The breath is synchronised with the the posture we are doing, so when opening the body we inhale and when ‘closing’ we exhale. As well the breath and especially Ujjai breath helps to get to a meditative state which is a crucial part of the Yoga practice.
The bandhas are ‘locks’ that are located in different areas of the body. There are 3 major ones (Mulla, Uddiyana, Jalandhara) each one is located in a key point in the body and are very important for the practice as they are helping to regulate the energies in our bodies while we practice. The Bandhas can be used to keep and store energy or release it, two of the bandhas should be locked throughout our practice and one is dynamic- locked or open in different stages of the practice.

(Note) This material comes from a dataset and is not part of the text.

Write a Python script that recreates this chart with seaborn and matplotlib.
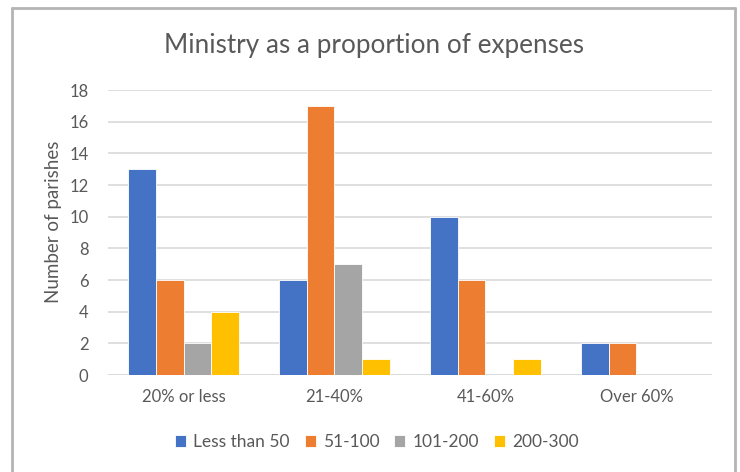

The bandhas are an important key for a stable and strong pose, they act like a concrete foundation for our body keeping the spine protected, the center of the body strong and the energy focused in one area. Keeping the Uddiyana Bandha locked throughout the practice helps practicing the postures correctly and more importantly preventing the body from compensating and using the wrong muscles while doing a pose.

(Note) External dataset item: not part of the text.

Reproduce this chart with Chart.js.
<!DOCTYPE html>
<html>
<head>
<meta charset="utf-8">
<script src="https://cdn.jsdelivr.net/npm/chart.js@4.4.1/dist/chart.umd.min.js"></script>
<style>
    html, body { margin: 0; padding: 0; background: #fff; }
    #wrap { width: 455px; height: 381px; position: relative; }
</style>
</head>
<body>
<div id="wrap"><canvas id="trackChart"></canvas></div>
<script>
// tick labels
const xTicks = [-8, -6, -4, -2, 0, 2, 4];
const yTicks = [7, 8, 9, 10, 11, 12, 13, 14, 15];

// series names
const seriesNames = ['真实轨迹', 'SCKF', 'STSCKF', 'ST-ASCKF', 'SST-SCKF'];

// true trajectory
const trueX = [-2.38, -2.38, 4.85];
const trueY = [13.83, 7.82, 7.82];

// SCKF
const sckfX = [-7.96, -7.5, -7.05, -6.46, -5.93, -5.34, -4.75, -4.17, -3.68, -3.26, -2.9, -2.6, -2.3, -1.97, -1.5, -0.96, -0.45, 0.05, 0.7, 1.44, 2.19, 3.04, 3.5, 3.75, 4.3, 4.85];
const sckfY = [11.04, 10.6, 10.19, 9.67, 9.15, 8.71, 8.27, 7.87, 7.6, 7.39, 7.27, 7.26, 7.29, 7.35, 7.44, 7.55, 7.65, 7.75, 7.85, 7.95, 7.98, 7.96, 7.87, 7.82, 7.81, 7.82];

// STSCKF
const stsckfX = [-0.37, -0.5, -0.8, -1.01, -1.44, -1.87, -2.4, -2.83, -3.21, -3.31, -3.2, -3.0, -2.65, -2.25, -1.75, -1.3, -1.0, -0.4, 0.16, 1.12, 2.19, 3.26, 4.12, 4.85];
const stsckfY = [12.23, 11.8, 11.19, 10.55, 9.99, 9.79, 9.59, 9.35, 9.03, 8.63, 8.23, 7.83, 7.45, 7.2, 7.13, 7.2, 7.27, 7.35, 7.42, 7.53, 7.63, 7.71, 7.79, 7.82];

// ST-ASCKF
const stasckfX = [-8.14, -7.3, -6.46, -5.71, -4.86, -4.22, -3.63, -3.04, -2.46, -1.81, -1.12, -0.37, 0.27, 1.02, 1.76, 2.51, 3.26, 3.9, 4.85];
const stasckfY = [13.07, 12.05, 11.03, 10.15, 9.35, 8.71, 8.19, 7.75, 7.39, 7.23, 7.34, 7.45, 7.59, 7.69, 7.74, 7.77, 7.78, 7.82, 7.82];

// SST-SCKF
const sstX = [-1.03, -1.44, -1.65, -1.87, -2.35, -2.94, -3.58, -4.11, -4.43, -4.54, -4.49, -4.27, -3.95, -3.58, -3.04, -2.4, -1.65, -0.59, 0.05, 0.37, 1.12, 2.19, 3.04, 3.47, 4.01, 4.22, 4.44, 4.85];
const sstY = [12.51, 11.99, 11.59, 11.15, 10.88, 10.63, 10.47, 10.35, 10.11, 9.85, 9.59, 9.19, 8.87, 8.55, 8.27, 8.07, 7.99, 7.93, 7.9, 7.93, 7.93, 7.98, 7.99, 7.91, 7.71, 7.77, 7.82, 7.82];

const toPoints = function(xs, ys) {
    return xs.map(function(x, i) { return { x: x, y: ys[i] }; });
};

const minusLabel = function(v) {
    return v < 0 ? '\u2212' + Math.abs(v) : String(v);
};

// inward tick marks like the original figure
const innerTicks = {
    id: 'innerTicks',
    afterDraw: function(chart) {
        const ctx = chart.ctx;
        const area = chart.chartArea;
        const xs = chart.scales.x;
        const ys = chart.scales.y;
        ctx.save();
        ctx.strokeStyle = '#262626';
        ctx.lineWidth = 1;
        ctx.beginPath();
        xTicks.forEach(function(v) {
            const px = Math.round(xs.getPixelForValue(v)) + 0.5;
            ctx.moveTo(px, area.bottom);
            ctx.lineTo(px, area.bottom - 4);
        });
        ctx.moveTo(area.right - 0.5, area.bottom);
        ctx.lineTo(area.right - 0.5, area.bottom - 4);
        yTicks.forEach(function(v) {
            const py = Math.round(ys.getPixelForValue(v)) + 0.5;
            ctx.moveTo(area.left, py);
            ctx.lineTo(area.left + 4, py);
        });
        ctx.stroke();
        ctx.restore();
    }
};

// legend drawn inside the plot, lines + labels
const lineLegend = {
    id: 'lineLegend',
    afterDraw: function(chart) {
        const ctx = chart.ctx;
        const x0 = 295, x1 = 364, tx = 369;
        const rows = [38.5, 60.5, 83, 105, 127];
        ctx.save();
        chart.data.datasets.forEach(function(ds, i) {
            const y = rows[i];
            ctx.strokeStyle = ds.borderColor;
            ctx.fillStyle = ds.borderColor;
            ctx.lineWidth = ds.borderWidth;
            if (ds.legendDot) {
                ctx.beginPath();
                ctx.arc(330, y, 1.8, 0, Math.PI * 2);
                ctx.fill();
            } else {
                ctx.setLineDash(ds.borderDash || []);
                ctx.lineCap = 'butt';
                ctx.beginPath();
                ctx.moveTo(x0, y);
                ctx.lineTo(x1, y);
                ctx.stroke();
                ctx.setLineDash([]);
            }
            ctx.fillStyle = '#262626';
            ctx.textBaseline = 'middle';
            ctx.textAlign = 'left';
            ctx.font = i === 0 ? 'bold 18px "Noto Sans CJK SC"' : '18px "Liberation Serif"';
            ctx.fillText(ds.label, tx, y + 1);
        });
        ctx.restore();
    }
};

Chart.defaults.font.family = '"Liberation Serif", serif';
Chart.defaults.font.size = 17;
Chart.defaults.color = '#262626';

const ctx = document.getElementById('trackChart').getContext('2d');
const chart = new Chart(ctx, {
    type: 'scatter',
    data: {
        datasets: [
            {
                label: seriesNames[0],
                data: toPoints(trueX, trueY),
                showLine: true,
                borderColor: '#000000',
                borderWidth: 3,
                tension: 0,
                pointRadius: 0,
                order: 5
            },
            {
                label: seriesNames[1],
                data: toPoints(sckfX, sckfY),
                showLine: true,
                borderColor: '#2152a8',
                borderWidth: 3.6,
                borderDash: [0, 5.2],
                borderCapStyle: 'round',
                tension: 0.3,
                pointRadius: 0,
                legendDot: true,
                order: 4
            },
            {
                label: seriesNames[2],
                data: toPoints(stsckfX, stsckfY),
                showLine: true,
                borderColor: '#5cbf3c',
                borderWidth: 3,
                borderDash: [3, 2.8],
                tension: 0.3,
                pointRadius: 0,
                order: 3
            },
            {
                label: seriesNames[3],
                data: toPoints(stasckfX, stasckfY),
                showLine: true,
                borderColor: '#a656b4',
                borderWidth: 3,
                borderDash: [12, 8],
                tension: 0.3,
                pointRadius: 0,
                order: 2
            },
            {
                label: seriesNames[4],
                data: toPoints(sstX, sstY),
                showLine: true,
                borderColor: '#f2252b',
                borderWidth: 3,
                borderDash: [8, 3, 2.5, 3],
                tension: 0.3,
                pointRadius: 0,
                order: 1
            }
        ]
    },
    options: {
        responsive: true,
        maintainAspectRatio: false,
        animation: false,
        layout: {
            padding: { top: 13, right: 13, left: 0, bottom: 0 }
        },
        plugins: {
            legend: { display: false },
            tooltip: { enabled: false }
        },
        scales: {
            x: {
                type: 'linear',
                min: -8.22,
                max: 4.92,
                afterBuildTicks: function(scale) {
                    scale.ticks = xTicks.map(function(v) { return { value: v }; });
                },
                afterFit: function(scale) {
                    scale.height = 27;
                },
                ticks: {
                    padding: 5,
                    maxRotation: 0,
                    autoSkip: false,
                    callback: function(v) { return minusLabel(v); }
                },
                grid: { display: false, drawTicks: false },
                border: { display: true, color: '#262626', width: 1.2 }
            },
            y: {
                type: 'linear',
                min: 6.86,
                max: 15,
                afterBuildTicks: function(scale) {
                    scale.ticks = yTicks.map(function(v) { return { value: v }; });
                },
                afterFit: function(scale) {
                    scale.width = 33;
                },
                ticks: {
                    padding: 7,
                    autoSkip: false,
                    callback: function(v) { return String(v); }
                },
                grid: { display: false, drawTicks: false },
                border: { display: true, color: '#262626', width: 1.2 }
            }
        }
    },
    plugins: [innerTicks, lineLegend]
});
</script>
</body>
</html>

The Gase. The drishti is the direction we look while in a pose. The gase has a few important aspects, firstly it indicates the direction our body needs to aim to in every pose. The gase ‘follows’ the pose and helps us understand the core of a pose. Secondly the drishti is focusing us while we are steady in a pose, thou the gase should not be focused but more of a soft look on certain point while we gase we are less destructed from all that is around us and it is easier for us to be in a meditative state.
For me the Vinyasa is the most important principle of Ashtanga Yoga as it is one of the main aspect which makes Ashtanga so dynamic and it is the main reason why I love it so much.. The principle of Vinyasa is the flow of movements with the flow of the breath, so the in each inhalation and exhalation the body goes from one pose to other or deepening in a certain pose. When practiced correctly, the flow of the vinyasa is like a trance and the practice becomes meditative and rhythmic.

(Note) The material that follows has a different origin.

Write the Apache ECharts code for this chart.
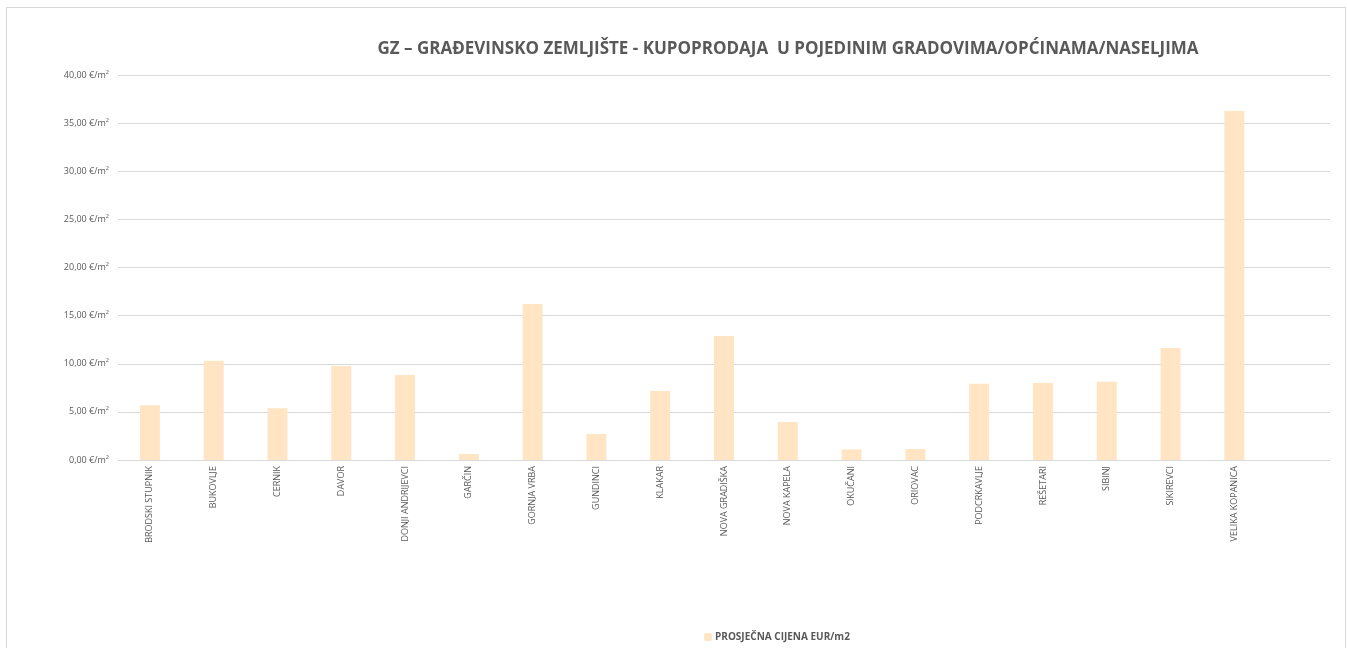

Yoga is a philosophy and a way of life, although it involves a lot of physical work, Yoga is so much more than that and it has different goals, the main one is to prepare the Yogi for the state of meditation. While we practice Yoga we should remember this, we should remember the first limb, we should practice from ‘the heart’, practice with our body with our mind and with our soul. We should learn to leave the past behind and give no meaning to the future as those are out of our reach, and be here now.
Put our intentions into the practice, take this beautiful energy that we have while practicing and lift it to another level. We should always practice with intention, positivity and pureness and our practice will always be strong and productive- not only on the physical side but on the spiritual side as well. This what makes Yoga so powerful.
The five principles of Ashtanga yoga -by Charlotta Lidstrom-
- Breath: in Ashtanga yoga you use a special breathing technique called ujjayi breath, it is used to create heat in the body to make the practice easier and safer. Ujjayi breath also calms the mind and promotes sense withdrawal-pratyahara, and keeps prana in the body. The breath is the pace of the rhythm in your practice as every move is synchronized with an inhalation or exhalation.
- Bandhas: means binding, the bandhas are muscular energy blocks in the body used for strength, protection and directing prana in the body. There are five main bandhas they are: mulahbandha, uddiyana bandha, jalandhara bandha, Pada bandha and Hasta bandha. Mulabandha and uddiyanabandha should be activated throughout the entire practice.
- Drishti: The drishti is a point of gaze in every asana through the practice. The drishti varies in different asanas. The drishti is meant to direct your attention inwards, to keep the focus on the practice and not get distracted by things happening around you.
- Vinyasa: is the flow in which you move from an asana to an other linking them together using the breath. Together with the breath it creates a rhythm in your practice.
- Intention: is the motivation for the practice, the reason.